In one, Balachandran, the youngest son of the slain Tamil Tiger leader, is seen eating a snack while sitting in a green sandbag bunker guarded by a soldier. A second image shows his bullet-riddled bare-chested body.
The documentary alleges that Balachandran was executed two hours after the first photo was taken. The images have been scrutinized by digital image analysts, who concluded they came from the same camera, and support video footage of the boy’s body uncovered last year, Macrae said. The Sri Lankan government has maintained that Prabhakaran’s family were killed in fighting. The bodies of his wife and daughter have never been found.
“The new photographs are particularly important evidentially, because they prove that Balachandran was not killed in crossfire, or in a battle. His death was deliberate and calculated,” Macrae wrote.
“It is difficult to imagine the mindset of an army in which a child can be executed in cold blood with apparent impunity.” “No War Zone: The Killing Fields of Sri Lanka” will be released in March in Geneva to coincide with a UN Human Rights Council discussion on the country, currently facing censure by the US over its failure to probe war crimes. Sri Lanka’s military denied executing prisoners and accused the British network of engaging in a campaign to tar the country’s reputation.

“These pictures come out in time for the UN Human Rights Council meetings. They want to discredit us,” Sri Lankan military spokesman Brig. Ruwan Wanisasooriya said. “No evidence has been presented to us to investigate.” Macrae asked India to support calls for an independent probe and said that Sri Lanka’s President Mahinda Rajapakse and his brother, defense secretary Gotabhaya Rajapakse, should be made to answer for alleged war crimes.
Rights groups say up to 40,000 civilians were killed by security forces in the final months of a no-holds-barred offensive in 2009 that ended Sri Lanka’s decades-long fight against Tamil separatists.
Sri Lanka denies causing civilian deaths and President Rajapakse sees himself as having brought peace to the Indian Ocean island.

Clergy wants probe
Christian clergy from Sri Lanka’s ethnic Tamil-majority north have asked the UN Human Rights Council to push for an independent international inquiry into alleged atrocities in Sri Lanka’s civil war.
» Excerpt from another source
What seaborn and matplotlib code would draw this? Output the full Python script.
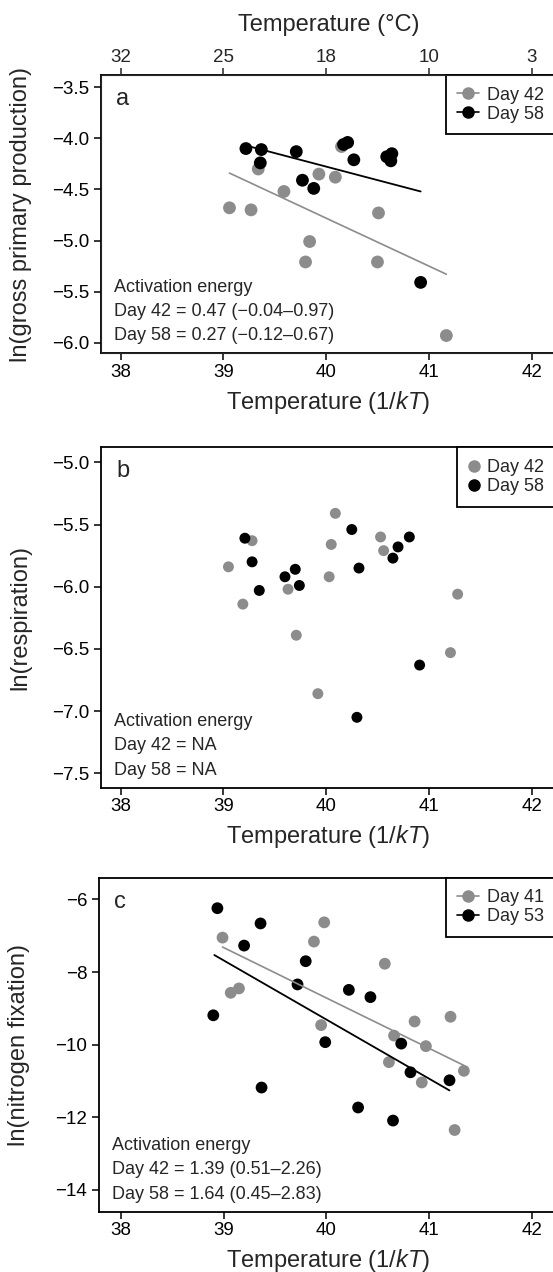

A letter dated Monday and signed by 133 Roman Catholic, Anglican and Methodist pastors and nuns said the government lacks the will to resolve causes of the conflict on its own.
Both the government and the now-defeated Tamil Tiger rebels have been accused of serious human rights violations during the quarter-century-long war, especially its final stages. According to a UN report, tens of thousands of civilians were killed in just the five months before fighting ended in 2009.
Last week, UN High Commissioner for Human Rights Navi Pillay said Sri Lanka has failed to investigate reports of atrocities, and that opposition leaders are still being killed or abducted.
“We are convinced that the root cause of these problems is a lack of political will,” the letter from the clergy said.
“Hence, it is our firm conviction that technical assistance from the UN in the form of training, advice, financial and material support will not suffice.” They called for an international, independent commission of inquiry.
The UN rights council last year passed a resolution urging Sri Lanka to investigate human rights abuses, as the country’s own war commission had recommended. The clergy asked the council to pass a new resolution noting a lack of progress by the government.